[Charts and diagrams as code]
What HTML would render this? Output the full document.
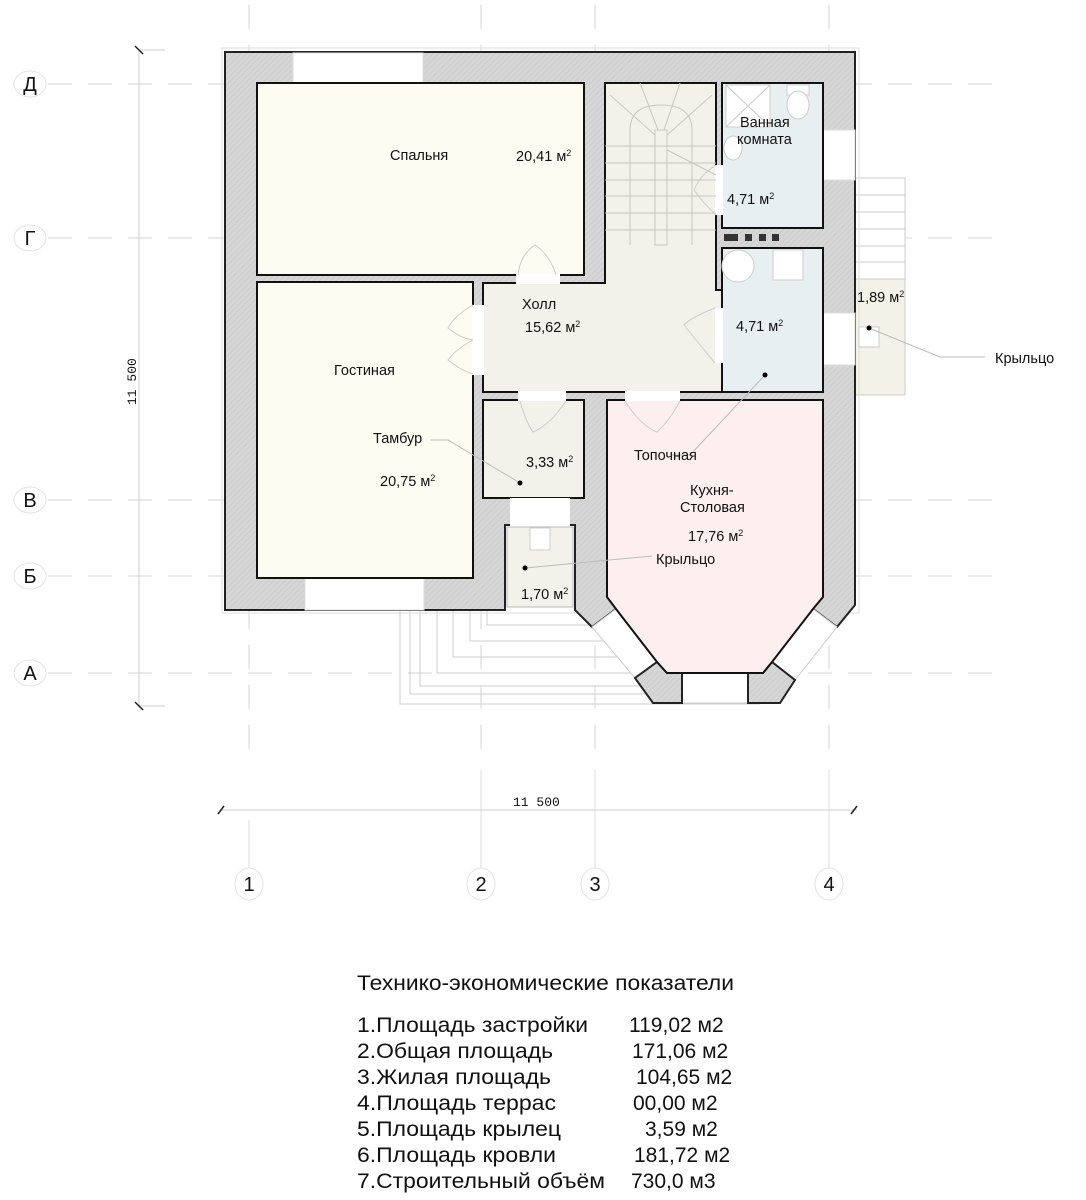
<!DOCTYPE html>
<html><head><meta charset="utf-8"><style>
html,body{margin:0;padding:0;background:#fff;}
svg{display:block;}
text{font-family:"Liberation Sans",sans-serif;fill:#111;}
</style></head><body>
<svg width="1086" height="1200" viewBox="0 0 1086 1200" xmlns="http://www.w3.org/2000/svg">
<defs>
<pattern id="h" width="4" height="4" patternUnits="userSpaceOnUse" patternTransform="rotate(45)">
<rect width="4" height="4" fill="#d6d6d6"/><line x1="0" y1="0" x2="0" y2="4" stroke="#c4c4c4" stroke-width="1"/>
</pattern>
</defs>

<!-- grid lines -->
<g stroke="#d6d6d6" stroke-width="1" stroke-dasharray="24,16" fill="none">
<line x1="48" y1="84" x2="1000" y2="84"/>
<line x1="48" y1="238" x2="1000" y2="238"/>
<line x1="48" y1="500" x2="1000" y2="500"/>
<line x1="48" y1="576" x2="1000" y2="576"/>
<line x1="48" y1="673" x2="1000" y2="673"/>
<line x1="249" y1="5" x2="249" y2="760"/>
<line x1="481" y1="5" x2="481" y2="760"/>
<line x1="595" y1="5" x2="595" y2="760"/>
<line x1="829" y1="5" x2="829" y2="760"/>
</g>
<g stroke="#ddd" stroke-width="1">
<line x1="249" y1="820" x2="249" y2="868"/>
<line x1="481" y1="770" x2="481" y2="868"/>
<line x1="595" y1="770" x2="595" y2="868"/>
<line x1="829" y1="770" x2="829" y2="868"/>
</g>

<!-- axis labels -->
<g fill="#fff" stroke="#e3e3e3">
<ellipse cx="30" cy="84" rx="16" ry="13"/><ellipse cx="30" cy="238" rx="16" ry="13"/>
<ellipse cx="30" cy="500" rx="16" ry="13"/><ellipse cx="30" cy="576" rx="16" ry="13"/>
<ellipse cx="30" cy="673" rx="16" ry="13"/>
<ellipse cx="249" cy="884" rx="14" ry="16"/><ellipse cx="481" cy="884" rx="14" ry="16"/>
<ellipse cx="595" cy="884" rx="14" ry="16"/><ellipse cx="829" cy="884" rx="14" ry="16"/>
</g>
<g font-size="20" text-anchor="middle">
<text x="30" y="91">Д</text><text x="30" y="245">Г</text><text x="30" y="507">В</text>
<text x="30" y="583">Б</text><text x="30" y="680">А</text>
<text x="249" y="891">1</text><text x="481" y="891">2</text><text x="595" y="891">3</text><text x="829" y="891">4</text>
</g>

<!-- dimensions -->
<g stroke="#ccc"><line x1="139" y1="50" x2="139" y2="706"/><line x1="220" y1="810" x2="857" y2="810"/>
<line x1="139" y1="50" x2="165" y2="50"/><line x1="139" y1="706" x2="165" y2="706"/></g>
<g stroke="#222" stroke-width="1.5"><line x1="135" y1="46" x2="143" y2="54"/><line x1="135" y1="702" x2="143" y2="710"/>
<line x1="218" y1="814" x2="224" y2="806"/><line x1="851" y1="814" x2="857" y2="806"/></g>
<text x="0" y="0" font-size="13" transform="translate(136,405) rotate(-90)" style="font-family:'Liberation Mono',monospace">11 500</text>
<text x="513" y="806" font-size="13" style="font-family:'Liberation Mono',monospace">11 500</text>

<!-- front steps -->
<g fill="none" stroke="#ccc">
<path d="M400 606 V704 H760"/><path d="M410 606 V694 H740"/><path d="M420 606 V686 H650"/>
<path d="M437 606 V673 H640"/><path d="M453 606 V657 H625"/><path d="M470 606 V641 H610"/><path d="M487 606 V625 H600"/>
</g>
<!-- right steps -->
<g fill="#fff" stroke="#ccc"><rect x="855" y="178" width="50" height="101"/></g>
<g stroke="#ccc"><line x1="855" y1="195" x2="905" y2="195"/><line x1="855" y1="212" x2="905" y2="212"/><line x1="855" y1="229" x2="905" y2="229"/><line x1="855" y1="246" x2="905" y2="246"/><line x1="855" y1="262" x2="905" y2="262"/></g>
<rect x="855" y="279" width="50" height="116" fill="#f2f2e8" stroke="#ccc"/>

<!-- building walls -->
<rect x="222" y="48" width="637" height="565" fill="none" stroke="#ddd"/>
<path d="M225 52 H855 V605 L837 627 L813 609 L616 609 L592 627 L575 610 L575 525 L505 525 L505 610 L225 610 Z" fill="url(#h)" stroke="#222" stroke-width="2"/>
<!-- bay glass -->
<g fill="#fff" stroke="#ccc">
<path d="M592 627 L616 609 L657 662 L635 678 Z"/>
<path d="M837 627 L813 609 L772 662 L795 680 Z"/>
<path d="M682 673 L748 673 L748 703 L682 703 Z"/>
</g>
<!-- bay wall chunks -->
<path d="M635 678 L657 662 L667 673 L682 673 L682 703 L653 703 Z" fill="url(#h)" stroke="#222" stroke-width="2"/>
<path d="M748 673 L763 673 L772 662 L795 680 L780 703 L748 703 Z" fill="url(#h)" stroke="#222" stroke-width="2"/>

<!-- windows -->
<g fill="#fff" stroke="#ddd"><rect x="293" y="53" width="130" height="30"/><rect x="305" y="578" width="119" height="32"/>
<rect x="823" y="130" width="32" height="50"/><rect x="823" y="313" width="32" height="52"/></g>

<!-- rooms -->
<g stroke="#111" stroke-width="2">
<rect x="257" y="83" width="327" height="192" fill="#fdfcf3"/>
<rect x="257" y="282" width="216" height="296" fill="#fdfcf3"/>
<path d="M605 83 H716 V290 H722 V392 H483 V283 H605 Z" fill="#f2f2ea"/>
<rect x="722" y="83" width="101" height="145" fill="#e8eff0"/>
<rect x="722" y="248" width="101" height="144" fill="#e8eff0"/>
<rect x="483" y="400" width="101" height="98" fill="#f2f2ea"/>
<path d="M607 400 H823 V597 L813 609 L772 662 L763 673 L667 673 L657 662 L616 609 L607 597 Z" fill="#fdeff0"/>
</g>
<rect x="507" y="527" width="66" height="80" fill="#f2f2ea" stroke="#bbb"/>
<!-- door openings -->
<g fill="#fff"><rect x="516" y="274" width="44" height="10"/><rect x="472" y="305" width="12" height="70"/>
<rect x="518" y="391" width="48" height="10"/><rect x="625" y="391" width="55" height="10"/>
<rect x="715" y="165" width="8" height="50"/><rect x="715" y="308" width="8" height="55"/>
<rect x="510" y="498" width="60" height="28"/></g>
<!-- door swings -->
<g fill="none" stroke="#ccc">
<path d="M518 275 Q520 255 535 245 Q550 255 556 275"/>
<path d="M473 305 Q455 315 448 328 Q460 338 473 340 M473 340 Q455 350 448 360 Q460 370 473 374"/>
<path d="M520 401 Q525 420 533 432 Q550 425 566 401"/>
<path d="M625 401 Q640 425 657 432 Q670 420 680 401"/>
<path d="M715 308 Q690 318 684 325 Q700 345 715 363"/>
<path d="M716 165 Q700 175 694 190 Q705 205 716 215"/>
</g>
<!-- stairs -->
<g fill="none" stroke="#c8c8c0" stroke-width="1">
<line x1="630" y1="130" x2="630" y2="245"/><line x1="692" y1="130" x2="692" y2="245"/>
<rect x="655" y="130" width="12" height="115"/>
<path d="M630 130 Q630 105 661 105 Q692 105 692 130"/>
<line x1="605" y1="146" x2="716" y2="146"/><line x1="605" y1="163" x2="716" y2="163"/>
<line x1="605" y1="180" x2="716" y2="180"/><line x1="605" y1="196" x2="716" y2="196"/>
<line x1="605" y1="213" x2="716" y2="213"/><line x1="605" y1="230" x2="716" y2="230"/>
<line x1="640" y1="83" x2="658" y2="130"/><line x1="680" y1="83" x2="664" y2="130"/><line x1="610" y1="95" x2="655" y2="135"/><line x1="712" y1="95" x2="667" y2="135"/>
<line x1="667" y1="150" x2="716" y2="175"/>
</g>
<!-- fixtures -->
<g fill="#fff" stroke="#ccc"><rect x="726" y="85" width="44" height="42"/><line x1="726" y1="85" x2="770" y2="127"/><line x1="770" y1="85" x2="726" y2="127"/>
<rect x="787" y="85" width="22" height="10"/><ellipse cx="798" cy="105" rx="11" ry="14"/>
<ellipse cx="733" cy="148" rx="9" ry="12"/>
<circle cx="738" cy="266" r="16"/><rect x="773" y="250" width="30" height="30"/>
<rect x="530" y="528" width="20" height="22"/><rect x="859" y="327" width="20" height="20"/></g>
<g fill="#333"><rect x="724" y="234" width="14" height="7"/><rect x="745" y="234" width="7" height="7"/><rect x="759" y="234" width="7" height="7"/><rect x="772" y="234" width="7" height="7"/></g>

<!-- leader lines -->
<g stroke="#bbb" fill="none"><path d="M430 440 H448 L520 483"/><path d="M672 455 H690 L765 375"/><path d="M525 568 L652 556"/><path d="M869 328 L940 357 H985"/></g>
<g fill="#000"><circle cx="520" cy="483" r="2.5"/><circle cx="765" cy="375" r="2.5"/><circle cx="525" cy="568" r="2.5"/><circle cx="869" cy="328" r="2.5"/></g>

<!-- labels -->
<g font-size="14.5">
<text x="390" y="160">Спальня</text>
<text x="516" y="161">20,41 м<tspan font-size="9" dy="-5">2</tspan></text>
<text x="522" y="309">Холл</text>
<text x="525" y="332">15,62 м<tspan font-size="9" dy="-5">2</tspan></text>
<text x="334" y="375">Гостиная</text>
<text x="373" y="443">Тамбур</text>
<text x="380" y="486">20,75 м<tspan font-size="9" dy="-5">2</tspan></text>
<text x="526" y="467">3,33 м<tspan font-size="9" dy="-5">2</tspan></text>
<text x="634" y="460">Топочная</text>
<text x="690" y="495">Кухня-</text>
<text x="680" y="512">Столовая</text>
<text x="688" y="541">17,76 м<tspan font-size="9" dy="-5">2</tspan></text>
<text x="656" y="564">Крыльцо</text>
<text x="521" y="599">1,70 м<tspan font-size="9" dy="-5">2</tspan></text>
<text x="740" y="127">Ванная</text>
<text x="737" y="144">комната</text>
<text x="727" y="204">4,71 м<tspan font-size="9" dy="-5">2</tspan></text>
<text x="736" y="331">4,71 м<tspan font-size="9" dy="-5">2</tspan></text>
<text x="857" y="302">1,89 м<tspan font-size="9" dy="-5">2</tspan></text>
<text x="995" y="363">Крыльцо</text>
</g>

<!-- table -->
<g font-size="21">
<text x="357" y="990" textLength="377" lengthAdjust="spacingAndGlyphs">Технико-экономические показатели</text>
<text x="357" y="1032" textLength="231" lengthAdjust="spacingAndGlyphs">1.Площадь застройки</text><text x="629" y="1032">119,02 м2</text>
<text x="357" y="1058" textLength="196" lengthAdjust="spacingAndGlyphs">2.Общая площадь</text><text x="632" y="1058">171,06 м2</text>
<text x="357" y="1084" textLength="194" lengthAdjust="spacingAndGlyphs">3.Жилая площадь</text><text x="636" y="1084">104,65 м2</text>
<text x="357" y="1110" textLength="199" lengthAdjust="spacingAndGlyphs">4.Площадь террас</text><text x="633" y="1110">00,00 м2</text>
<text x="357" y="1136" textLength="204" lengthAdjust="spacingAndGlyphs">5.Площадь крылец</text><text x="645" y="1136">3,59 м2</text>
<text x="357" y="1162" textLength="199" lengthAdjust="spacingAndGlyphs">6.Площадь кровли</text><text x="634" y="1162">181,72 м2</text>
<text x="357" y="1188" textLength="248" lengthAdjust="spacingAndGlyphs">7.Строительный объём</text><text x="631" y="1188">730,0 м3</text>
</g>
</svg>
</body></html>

--

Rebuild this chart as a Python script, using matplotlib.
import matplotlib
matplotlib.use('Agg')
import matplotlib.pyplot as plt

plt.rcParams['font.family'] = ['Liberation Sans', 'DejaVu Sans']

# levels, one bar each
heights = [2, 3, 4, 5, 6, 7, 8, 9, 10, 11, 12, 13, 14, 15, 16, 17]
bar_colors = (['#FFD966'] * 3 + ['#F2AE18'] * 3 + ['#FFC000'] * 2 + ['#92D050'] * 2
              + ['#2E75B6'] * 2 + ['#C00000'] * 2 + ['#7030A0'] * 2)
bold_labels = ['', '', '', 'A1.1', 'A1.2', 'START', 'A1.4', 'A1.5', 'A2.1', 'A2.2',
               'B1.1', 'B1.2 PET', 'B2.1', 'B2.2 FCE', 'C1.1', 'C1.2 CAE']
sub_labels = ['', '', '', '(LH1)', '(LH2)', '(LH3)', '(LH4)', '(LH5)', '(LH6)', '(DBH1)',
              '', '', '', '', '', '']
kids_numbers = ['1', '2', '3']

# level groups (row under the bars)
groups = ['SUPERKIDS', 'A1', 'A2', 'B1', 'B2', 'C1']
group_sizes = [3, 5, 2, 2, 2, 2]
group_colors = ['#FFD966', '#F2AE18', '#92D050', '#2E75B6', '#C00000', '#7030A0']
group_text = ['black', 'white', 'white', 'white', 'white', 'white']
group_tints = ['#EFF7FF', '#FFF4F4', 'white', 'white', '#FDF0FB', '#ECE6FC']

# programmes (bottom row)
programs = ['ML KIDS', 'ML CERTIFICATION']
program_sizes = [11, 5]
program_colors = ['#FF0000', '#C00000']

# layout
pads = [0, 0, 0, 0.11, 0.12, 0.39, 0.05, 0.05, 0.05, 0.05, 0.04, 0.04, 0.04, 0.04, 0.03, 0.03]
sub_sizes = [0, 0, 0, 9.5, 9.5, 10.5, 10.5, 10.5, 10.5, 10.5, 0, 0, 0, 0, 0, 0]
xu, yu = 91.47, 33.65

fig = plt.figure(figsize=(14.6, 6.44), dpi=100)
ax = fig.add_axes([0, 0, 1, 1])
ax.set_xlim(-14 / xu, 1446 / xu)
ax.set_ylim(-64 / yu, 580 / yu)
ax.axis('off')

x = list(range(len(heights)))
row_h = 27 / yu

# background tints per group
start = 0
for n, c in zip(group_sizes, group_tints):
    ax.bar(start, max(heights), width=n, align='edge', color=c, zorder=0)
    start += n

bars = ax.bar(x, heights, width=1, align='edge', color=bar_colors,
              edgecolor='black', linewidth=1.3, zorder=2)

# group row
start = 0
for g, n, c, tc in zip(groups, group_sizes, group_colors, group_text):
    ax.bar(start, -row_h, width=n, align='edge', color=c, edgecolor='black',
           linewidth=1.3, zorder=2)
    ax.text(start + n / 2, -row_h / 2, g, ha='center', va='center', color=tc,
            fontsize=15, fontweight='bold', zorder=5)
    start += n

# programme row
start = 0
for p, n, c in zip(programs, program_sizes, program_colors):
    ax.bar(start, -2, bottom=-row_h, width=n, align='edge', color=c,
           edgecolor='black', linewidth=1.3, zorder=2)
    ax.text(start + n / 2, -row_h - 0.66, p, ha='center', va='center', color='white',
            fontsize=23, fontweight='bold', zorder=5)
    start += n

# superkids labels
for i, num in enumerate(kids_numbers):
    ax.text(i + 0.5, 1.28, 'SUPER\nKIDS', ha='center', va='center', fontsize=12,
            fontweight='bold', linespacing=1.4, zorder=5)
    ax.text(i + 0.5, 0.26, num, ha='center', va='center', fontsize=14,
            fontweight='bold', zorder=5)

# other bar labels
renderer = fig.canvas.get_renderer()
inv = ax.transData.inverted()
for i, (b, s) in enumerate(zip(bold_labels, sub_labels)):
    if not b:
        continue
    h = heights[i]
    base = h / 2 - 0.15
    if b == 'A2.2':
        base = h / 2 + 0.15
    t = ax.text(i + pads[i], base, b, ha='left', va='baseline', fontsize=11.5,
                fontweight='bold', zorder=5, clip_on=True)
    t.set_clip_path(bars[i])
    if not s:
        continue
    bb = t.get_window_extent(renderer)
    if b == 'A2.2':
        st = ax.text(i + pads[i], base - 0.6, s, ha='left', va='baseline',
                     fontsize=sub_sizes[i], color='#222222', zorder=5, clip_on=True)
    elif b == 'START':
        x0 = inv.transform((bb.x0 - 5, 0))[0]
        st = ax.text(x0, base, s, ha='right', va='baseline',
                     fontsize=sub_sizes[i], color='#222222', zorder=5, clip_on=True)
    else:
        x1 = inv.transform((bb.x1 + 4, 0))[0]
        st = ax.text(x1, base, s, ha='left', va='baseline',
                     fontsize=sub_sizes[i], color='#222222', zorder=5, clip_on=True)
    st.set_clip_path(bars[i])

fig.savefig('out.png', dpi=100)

---

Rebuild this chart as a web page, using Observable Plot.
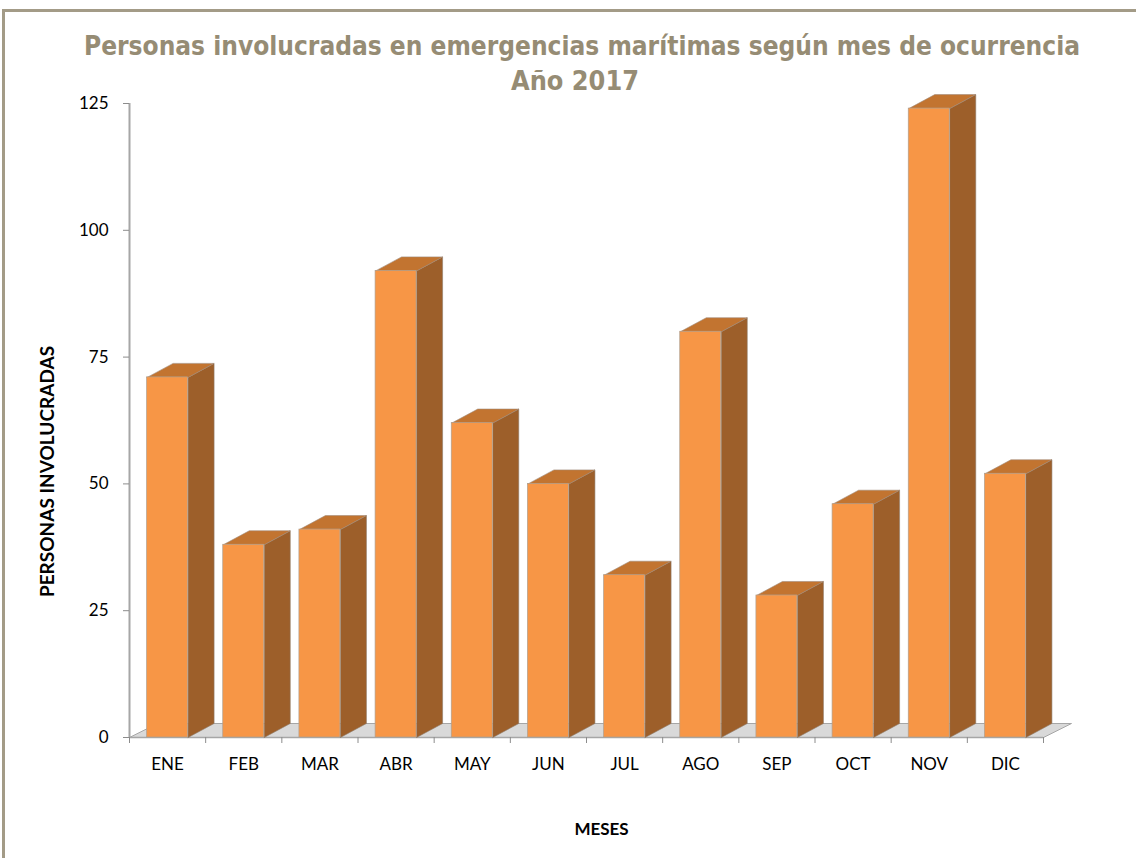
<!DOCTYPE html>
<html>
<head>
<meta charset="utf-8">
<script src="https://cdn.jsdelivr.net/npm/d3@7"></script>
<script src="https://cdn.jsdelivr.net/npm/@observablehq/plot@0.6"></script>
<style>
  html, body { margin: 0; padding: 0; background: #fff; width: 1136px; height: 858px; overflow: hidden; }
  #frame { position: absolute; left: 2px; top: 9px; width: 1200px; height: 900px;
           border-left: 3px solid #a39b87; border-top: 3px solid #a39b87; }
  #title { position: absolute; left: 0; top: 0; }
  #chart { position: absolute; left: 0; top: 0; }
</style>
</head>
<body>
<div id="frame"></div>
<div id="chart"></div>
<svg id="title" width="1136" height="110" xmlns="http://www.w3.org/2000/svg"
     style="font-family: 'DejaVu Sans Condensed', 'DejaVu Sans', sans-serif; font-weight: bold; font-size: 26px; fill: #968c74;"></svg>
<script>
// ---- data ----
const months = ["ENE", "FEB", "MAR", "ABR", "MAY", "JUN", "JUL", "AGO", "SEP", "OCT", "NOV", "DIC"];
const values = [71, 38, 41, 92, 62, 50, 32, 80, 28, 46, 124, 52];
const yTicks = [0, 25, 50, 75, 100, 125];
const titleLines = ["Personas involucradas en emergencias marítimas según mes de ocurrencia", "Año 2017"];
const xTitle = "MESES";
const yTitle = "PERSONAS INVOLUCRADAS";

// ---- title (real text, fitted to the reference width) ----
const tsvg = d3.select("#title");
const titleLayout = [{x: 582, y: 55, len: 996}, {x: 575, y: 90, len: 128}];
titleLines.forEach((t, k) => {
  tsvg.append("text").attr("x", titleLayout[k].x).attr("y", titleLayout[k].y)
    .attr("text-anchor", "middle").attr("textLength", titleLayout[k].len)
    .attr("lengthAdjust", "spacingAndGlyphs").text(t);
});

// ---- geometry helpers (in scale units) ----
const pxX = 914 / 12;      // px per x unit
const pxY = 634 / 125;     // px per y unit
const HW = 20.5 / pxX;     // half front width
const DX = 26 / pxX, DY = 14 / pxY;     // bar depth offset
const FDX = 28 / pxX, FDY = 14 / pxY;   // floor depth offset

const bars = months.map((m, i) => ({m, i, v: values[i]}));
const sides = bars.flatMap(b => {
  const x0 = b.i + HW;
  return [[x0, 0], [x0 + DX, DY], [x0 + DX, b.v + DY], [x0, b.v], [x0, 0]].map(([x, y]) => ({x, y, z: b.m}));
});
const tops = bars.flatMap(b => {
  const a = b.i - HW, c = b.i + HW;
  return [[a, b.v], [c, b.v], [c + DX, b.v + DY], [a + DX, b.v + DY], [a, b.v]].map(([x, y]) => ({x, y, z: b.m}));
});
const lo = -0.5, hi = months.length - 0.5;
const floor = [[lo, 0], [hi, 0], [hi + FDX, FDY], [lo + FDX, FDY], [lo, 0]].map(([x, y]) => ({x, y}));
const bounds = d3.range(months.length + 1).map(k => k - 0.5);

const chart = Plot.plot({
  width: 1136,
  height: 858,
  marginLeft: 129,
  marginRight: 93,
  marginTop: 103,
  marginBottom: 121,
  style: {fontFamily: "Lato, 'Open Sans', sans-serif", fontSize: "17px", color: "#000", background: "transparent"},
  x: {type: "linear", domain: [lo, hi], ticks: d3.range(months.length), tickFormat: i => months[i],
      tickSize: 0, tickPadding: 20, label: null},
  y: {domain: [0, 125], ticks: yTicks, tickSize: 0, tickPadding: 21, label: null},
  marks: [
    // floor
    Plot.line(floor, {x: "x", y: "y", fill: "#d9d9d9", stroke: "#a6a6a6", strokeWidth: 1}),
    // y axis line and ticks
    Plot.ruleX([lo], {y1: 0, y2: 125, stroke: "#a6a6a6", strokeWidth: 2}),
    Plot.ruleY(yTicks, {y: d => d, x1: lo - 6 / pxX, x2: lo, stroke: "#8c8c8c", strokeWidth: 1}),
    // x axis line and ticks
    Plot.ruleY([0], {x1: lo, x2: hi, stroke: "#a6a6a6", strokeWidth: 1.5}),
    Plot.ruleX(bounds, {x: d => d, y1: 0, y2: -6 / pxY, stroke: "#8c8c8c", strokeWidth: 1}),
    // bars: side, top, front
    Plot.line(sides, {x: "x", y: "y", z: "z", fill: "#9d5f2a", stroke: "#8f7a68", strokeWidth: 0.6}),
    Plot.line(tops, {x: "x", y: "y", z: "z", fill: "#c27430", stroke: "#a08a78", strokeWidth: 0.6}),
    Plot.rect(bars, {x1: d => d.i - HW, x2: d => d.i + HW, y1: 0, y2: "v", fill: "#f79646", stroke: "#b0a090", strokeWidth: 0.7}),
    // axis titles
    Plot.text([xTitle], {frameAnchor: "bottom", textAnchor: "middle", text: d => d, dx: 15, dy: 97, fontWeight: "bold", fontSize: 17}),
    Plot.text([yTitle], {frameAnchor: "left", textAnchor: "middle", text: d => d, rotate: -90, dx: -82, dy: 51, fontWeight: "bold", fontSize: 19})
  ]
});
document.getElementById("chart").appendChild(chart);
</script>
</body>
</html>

Written exercise — In the listing above, find the line with "Rebuild this chart as a Python" and the line with "kids_numbers = ['1', '2', '3']", then print exactly those lines and every line between them.

Output of the task —
Rebuild this chart as a Python script, using matplotlib.
import matplotlib
matplotlib.use('Agg')
import matplotlib.pyplot as plt

plt.rcParams['font.family'] = ['Liberation Sans', 'DejaVu Sans']

# levels, one bar each
heights = [2, 3, 4, 5, 6, 7, 8, 9, 10, 11, 12, 13, 14, 15, 16, 17]
bar_colors = (['#FFD966'] * 3 + ['#F2AE18'] * 3 + ['#FFC000'] * 2 + ['#92D050'] * 2
              + ['#2E75B6'] * 2 + ['#C00000'] * 2 + ['#7030A0'] * 2)
bold_labels = ['', '', '', 'A1.1', 'A1.2', 'START', 'A1.4', 'A1.5', 'A2.1', 'A2.2',
               'B1.1', 'B1.2 PET', 'B2.1', 'B2.2 FCE', 'C1.1', 'C1.2 CAE']
sub_labels = ['', '', '', '(LH1)', '(LH2)', '(LH3)', '(LH4)', '(LH5)', '(LH6)', '(DBH1)',
              '', '', '', '', '', '']
kids_numbers = ['1', '2', '3']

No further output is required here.